→ EXERCISE INSTRUCTIONS
Set down the data below from its first line to the line holding "ax = fig.add_axes([0.1255, 0.115, 0.857, 0.839])", inclusive; omit all pictures.

→ DATA SEGMENT
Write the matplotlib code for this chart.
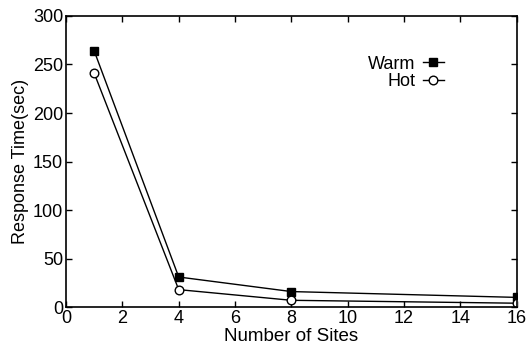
import matplotlib
matplotlib.use("Agg")
import matplotlib.pyplot as plt

sites = [1, 4, 8, 16]
warm = [264, 31, 16, 10]
hot = [241, 18, 7, 4]
xticks = [0, 2, 4, 6, 8, 10, 12, 14, 16]
yticks = [0, 50, 100, 150, 200, 250, 300]

plt.rcParams['font.family'] = ['Liberation Sans', 'DejaVu Sans']

fig = plt.figure(figsize=(5.26, 3.47), dpi=100)
ax = fig.add_axes([0.1255, 0.115, 0.857, 0.839])

ax.plot(sites, warm, color='black', lw=1.0, marker='s', markersize=6.2,
        markerfacecolor='black', markeredgecolor='black', label='Warm')
ax.plot(sites, hot, color='black', lw=1.0, marker='o', markersize=6.2,
        markerfacecolor='white', markeredgecolor='black', label='Hot')

ax.set_xlim(0, 16)
ax.set_ylim(0, 300)
ax.set_xticks(xticks)
ax.set_yticks(yticks)
ax.tick_params(direction='in', top=True, right=True, length=4, width=1,
               labelsize=13, pad=2)
for s in ax.spines.values():
    s.set_linewidth(1.2)
ax.set_xlabel('Number of Sites', fontsize=13.5, labelpad=1)
ax.set_ylabel('Response Time(sec)', fontsize=13, labelpad=3)

leg = ax.legend(loc='upper right', bbox_to_anchor=(0.875, 0.92), frameon=False,
                markerfirst=False, fontsize=13, handlelength=1.2,
                handletextpad=0.4, labelspacing=0.05)
for t in leg.get_texts():
    t.set_ha('right')

fig.savefig('out.png', dpi=100)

→ TASK ANSWER
Write the matplotlib code for this chart.
import matplotlib
matplotlib.use("Agg")
import matplotlib.pyplot as plt

sites = [1, 4, 8, 16]
warm = [264, 31, 16, 10]
hot = [241, 18, 7, 4]
xticks = [0, 2, 4, 6, 8, 10, 12, 14, 16]
yticks = [0, 50, 100, 150, 200, 250, 300]

plt.rcParams['font.family'] = ['Liberation Sans', 'DejaVu Sans']

fig = plt.figure(figsize=(5.26, 3.47), dpi=100)
ax = fig.add_axes([0.1255, 0.115, 0.857, 0.839])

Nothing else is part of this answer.